◆ RECORDS TO USE ◆

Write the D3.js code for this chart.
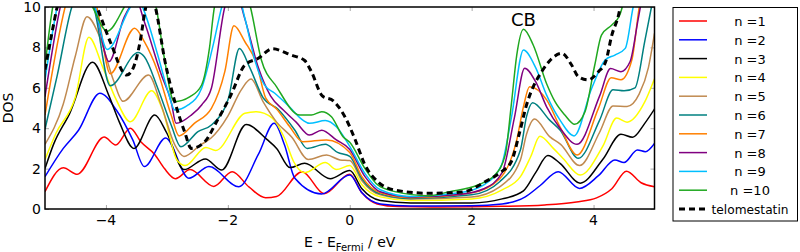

--

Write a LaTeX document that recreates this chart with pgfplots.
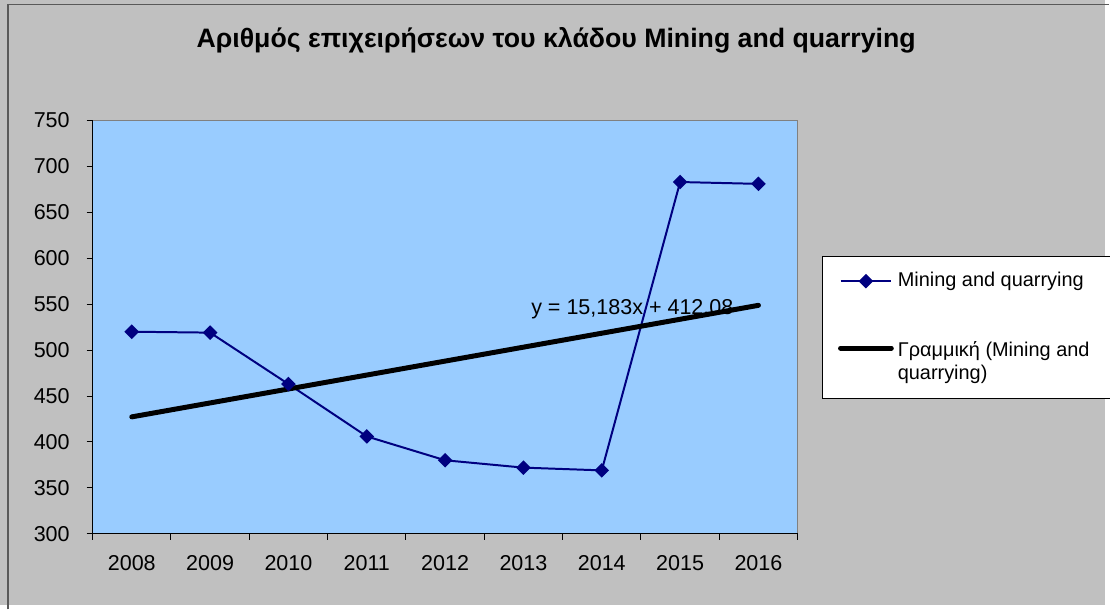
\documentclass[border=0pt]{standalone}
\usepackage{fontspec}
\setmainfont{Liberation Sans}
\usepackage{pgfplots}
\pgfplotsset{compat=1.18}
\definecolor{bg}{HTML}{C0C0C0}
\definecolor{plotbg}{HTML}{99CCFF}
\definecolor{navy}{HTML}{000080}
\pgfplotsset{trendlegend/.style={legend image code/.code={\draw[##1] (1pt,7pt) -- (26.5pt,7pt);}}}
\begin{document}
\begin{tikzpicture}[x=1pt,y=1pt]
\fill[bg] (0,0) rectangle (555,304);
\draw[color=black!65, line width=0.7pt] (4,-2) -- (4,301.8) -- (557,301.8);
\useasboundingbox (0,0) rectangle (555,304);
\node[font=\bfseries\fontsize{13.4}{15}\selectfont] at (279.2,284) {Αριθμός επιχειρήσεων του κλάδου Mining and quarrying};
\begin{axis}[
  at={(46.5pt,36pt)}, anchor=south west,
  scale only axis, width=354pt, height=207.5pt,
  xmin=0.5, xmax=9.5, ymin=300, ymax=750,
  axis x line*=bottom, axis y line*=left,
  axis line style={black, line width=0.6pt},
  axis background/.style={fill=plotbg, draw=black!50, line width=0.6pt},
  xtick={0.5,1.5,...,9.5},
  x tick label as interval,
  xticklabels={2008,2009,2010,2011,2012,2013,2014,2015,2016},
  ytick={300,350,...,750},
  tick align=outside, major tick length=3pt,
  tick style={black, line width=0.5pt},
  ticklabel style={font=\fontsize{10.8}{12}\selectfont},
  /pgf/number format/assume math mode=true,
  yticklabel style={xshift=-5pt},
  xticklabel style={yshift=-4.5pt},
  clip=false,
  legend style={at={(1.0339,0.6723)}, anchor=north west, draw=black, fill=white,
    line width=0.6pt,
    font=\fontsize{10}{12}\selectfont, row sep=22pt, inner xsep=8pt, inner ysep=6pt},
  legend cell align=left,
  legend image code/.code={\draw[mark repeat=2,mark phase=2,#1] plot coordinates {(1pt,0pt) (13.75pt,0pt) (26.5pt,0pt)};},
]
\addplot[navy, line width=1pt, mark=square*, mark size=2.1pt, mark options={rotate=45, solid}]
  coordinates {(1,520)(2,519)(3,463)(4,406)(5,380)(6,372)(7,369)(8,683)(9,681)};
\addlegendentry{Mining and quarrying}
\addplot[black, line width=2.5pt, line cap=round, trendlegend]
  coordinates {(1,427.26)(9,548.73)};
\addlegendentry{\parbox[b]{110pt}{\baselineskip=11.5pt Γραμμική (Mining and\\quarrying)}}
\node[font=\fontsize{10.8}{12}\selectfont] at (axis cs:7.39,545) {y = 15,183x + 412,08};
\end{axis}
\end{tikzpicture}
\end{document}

◆ STATED GOAL ◆
Report how many lines of the listing hold the string "chart", giving only the number.

◆ WRITTEN ANSWER ◆
2